*Stated problem*. Restate exactly the lines of the entries below, beginning with the first and ending with the line that holds "None, 91.3, 93.6, 98.5, 99.7]". Pictures are not copied.

*Data provided*.
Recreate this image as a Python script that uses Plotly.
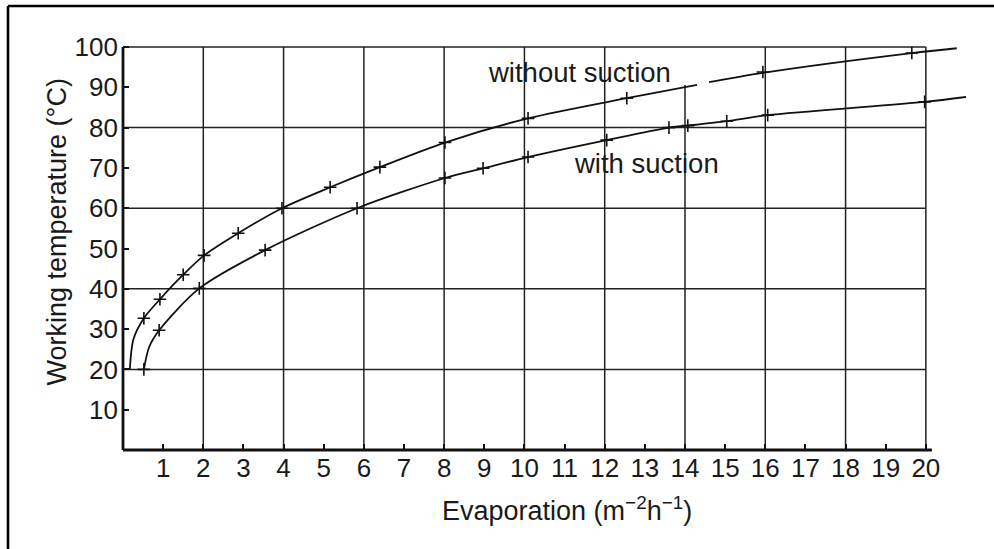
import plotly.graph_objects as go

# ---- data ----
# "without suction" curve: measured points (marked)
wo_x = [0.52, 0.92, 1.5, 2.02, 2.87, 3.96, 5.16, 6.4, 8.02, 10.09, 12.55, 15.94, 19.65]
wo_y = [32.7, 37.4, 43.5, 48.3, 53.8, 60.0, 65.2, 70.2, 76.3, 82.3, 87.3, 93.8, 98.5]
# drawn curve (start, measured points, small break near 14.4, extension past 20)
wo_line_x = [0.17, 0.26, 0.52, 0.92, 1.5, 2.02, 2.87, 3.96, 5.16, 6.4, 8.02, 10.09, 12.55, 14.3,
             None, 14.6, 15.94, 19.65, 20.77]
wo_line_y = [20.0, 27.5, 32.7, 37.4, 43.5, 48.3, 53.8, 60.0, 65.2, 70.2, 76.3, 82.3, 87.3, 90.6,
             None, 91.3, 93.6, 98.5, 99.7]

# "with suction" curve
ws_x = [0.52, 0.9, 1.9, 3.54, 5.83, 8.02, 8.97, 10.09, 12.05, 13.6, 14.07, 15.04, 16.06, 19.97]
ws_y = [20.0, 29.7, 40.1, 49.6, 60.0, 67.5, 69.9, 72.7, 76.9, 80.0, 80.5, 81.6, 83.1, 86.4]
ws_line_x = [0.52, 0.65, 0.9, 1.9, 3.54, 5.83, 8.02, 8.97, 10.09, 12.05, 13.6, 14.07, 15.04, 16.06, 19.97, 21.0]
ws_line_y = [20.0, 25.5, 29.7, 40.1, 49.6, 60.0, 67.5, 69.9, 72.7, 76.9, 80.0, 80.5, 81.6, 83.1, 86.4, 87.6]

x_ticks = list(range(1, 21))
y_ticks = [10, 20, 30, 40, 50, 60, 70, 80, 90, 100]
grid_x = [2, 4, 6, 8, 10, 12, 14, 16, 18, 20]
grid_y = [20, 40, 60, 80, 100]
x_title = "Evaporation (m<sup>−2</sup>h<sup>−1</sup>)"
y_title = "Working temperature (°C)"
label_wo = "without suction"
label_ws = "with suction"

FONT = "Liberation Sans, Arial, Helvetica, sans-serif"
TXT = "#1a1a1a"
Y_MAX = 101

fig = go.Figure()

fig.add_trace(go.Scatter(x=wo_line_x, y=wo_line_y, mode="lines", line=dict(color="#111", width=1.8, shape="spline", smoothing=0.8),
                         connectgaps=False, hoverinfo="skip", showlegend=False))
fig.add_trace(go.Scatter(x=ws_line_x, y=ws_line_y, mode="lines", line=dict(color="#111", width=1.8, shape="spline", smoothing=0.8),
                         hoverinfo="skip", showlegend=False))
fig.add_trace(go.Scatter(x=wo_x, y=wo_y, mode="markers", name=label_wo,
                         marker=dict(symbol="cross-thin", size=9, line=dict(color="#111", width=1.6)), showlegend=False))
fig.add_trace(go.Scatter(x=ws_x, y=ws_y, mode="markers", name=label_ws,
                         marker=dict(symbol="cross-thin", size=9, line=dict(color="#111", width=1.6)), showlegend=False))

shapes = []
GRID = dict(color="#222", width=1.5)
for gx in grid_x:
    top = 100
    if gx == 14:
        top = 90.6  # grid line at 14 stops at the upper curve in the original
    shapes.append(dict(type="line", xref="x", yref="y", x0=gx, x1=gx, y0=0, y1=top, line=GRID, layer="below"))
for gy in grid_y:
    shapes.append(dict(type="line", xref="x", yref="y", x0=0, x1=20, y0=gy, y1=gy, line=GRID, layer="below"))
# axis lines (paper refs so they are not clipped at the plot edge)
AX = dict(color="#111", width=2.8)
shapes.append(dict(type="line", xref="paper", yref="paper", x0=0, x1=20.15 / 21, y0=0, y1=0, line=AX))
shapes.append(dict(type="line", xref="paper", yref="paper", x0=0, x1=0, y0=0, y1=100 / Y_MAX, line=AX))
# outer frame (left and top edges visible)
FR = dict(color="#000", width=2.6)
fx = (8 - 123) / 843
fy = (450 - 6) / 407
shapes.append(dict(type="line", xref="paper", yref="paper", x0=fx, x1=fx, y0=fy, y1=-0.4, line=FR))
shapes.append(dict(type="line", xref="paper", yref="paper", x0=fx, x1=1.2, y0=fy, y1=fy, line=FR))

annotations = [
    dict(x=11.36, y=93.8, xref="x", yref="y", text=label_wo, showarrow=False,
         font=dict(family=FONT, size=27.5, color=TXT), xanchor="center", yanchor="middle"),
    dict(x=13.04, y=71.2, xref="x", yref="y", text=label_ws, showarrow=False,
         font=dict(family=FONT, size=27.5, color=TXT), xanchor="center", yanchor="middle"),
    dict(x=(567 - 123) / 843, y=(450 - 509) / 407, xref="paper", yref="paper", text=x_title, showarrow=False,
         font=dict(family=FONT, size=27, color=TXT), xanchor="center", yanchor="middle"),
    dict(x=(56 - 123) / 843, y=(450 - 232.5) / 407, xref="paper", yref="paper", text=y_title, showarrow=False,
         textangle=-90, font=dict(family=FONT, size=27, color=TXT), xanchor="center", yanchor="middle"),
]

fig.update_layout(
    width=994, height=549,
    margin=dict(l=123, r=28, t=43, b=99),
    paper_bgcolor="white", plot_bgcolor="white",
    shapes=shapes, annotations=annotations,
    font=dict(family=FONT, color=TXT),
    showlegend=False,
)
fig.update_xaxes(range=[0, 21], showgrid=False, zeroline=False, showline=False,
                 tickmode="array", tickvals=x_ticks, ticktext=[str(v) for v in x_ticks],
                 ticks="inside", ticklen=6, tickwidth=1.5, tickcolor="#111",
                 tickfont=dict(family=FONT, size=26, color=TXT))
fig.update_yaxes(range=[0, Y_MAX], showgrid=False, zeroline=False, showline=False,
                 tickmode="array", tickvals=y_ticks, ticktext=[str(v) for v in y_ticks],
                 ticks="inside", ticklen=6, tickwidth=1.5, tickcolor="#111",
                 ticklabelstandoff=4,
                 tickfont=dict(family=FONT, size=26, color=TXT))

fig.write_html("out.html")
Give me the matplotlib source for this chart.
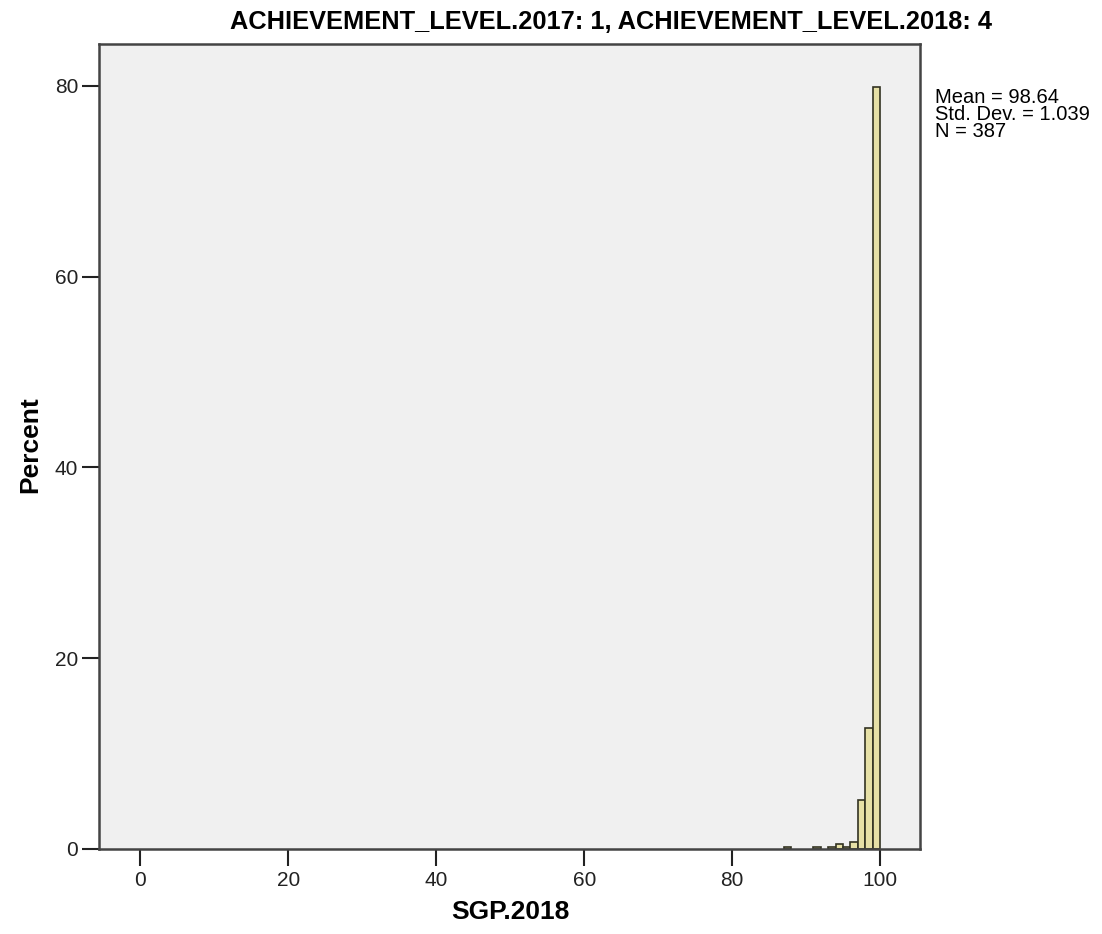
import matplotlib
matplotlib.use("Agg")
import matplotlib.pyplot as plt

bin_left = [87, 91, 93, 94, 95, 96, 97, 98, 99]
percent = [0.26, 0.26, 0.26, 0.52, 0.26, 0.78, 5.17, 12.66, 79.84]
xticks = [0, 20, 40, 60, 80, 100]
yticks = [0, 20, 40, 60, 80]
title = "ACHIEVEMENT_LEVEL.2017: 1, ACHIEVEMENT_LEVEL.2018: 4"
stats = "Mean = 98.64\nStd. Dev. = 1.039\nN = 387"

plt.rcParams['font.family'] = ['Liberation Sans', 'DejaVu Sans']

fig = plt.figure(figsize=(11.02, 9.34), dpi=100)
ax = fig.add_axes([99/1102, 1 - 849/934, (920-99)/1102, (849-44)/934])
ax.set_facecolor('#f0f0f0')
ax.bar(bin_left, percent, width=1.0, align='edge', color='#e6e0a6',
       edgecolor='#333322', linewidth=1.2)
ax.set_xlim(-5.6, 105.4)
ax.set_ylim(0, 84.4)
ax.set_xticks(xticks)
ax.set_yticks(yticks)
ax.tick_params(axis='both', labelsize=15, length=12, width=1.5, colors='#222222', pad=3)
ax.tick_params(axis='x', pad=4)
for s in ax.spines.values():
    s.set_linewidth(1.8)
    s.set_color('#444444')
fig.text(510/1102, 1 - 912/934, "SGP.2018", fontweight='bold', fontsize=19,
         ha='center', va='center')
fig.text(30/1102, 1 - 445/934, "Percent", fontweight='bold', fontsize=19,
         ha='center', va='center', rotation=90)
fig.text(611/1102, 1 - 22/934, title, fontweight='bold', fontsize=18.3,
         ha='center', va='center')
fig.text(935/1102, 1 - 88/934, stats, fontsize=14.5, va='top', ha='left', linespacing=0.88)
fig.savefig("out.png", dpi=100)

*Finished task*.
Recreate this image as a Python script that uses Plotly.
import plotly.graph_objects as go

# ---- data ----
# "without suction" curve: measured points (marked)
wo_x = [0.52, 0.92, 1.5, 2.02, 2.87, 3.96, 5.16, 6.4, 8.02, 10.09, 12.55, 15.94, 19.65]
wo_y = [32.7, 37.4, 43.5, 48.3, 53.8, 60.0, 65.2, 70.2, 76.3, 82.3, 87.3, 93.8, 98.5]
# drawn curve (start, measured points, small break near 14.4, extension past 20)
wo_line_x = [0.17, 0.26, 0.52, 0.92, 1.5, 2.02, 2.87, 3.96, 5.16, 6.4, 8.02, 10.09, 12.55, 14.3,
             None, 14.6, 15.94, 19.65, 20.77]
wo_line_y = [20.0, 27.5, 32.7, 37.4, 43.5, 48.3, 53.8, 60.0, 65.2, 70.2, 76.3, 82.3, 87.3, 90.6,
             None, 91.3, 93.6, 98.5, 99.7]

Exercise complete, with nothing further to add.